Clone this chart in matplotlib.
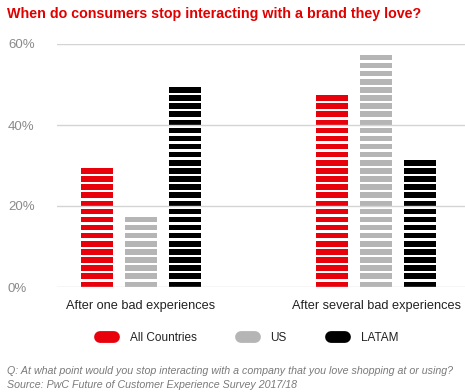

####

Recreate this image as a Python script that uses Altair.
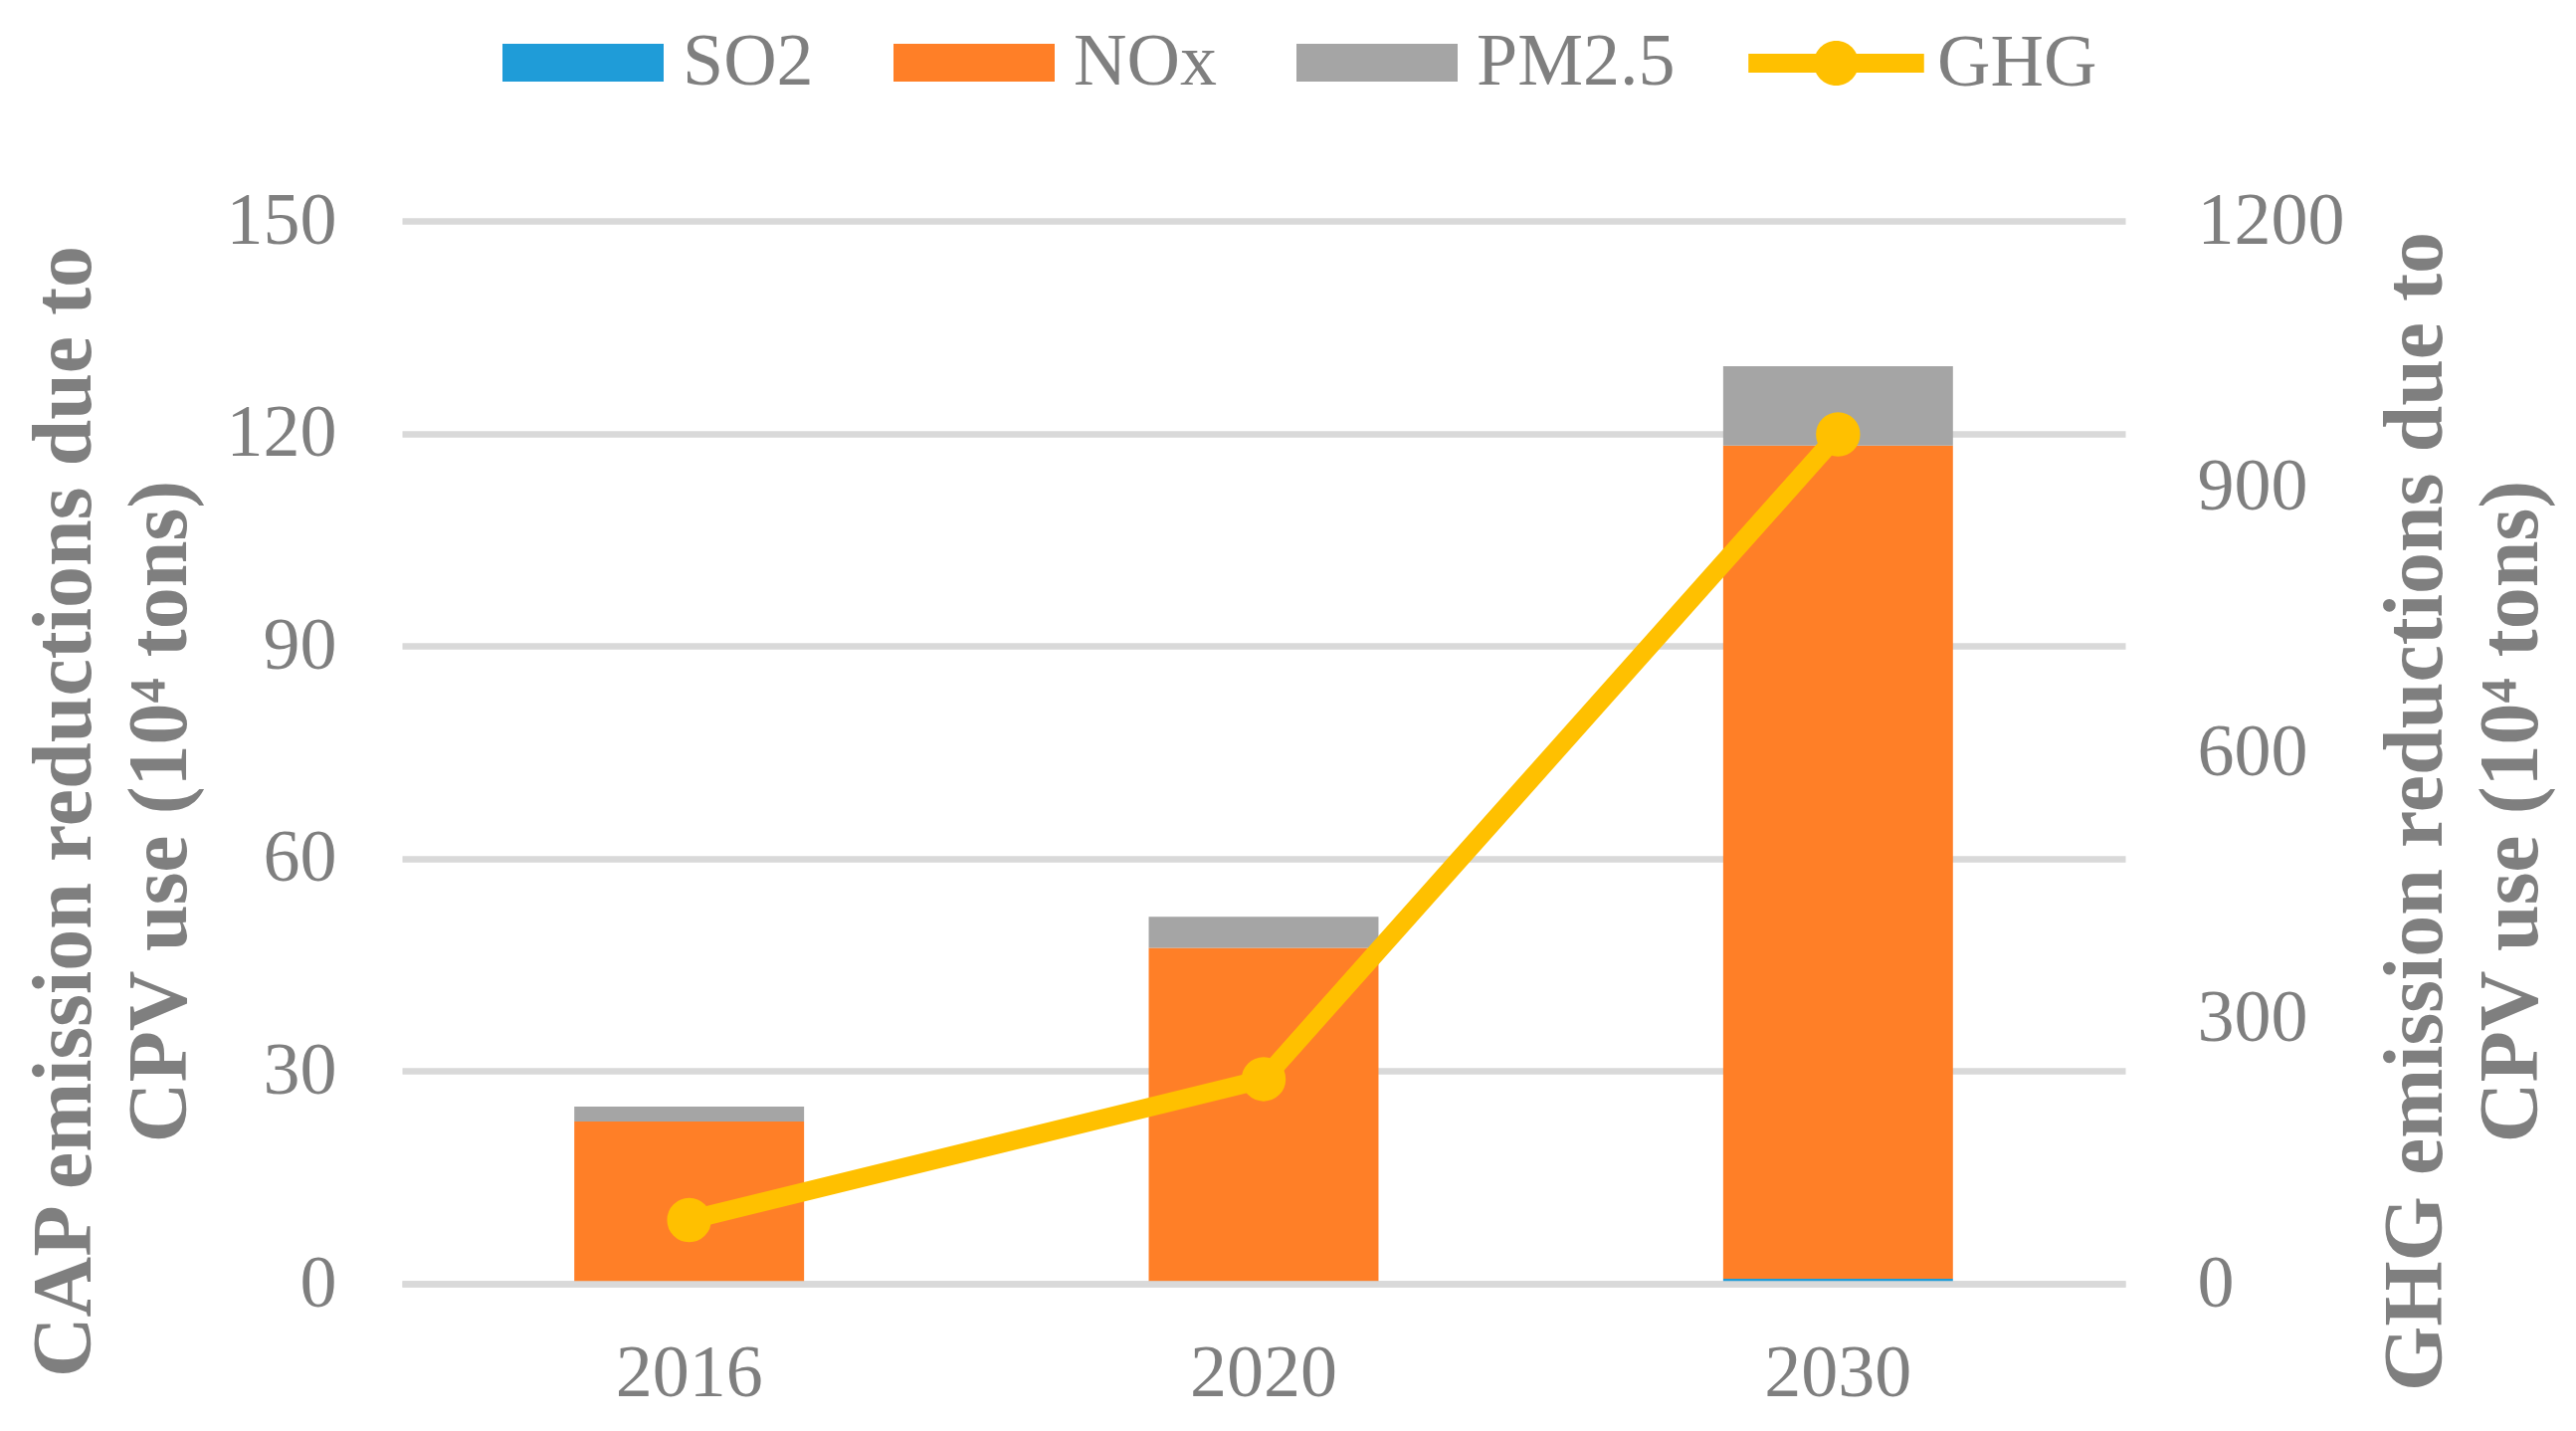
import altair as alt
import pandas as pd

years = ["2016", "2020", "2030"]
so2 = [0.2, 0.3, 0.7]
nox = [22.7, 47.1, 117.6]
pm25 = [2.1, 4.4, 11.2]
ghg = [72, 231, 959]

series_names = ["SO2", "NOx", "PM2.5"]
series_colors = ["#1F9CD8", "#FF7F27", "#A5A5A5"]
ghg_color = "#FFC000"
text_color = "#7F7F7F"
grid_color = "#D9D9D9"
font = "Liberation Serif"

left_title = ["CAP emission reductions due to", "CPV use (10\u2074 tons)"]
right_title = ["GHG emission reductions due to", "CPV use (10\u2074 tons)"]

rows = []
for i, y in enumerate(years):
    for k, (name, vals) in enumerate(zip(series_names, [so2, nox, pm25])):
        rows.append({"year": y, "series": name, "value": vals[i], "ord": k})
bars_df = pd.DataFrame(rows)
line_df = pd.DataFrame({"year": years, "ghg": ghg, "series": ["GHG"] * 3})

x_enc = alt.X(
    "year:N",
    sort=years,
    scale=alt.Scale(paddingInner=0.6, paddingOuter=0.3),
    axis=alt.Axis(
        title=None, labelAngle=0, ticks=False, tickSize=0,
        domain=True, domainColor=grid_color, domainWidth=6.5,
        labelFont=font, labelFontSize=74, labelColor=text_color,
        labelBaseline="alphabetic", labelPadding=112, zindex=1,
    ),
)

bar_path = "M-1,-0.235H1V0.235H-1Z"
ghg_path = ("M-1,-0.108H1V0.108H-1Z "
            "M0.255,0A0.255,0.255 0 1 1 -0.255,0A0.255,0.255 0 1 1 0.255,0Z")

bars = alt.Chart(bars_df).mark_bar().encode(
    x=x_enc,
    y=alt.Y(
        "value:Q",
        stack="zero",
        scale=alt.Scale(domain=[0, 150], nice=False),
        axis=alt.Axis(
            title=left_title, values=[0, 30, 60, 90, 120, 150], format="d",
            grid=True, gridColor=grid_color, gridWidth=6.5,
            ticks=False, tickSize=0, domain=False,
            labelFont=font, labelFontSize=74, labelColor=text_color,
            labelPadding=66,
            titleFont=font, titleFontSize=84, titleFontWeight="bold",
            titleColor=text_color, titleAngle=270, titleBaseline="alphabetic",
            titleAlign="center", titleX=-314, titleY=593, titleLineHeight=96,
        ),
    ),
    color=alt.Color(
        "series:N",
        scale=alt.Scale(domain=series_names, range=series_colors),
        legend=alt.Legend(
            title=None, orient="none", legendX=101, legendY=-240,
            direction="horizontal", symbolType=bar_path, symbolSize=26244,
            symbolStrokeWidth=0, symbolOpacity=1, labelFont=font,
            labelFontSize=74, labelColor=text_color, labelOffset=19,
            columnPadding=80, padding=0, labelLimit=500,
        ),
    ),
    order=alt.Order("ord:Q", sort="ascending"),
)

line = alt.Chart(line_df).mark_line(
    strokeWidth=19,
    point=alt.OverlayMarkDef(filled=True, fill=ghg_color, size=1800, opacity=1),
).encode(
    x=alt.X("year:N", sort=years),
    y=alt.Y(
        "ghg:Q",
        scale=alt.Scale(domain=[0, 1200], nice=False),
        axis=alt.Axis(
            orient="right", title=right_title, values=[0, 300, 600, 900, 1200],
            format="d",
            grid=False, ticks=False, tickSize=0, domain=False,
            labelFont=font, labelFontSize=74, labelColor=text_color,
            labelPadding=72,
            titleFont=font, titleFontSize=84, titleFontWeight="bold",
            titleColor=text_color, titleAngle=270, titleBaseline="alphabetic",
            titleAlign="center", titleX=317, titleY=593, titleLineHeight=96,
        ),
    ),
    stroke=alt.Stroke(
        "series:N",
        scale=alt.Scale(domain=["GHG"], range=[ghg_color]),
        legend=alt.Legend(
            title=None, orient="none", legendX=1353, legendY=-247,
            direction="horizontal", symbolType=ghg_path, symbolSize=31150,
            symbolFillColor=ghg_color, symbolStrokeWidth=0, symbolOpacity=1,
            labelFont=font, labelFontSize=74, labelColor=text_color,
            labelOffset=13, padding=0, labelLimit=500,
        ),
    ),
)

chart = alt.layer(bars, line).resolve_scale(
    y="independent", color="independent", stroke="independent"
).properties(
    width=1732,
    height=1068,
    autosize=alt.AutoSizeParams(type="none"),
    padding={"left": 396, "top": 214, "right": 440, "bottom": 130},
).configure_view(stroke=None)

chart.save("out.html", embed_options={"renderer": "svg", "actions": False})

####

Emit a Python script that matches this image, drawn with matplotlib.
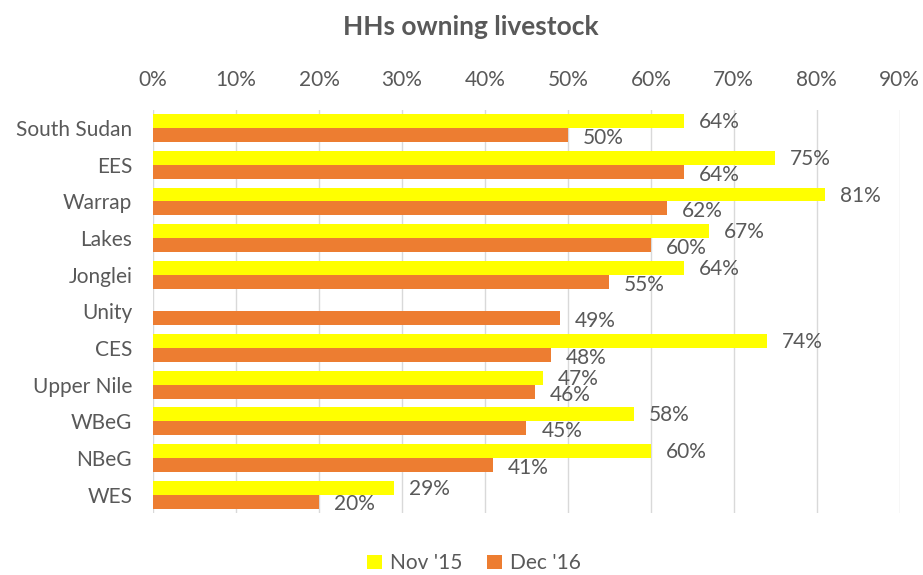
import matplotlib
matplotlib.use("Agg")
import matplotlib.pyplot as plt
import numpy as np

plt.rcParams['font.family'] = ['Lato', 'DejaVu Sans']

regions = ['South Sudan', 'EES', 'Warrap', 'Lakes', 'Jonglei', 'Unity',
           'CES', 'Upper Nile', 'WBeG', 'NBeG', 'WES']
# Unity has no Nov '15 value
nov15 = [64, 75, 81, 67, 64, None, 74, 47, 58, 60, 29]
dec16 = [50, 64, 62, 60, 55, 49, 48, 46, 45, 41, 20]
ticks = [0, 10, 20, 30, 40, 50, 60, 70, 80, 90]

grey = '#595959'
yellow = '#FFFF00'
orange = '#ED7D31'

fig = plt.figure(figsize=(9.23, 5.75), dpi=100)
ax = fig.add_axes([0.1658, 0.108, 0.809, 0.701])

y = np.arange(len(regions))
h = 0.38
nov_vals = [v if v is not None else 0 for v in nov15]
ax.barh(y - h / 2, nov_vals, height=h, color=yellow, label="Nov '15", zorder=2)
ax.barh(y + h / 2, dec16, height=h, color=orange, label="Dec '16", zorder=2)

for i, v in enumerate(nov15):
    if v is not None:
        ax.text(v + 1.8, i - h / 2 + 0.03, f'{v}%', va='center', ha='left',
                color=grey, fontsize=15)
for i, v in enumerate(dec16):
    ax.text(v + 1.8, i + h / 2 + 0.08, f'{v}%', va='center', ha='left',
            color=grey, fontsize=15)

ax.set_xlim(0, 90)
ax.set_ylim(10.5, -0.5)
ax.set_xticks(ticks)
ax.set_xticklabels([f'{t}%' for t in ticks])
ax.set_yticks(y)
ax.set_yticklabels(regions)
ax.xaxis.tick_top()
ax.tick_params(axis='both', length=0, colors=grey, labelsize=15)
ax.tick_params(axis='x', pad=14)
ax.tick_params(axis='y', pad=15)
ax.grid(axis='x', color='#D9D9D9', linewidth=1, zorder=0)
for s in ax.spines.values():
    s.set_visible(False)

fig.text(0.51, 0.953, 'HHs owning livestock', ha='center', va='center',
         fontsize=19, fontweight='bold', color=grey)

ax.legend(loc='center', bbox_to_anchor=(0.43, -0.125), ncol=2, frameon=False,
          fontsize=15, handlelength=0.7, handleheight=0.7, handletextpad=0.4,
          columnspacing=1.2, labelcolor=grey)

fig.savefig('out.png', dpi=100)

####

## What is needed
Choose all lines containing the string "image" and copy them out.

## Task response
Recreate this image as a Python script that uses Altair.
Emit a Python script that matches this image, drawn with matplotlib.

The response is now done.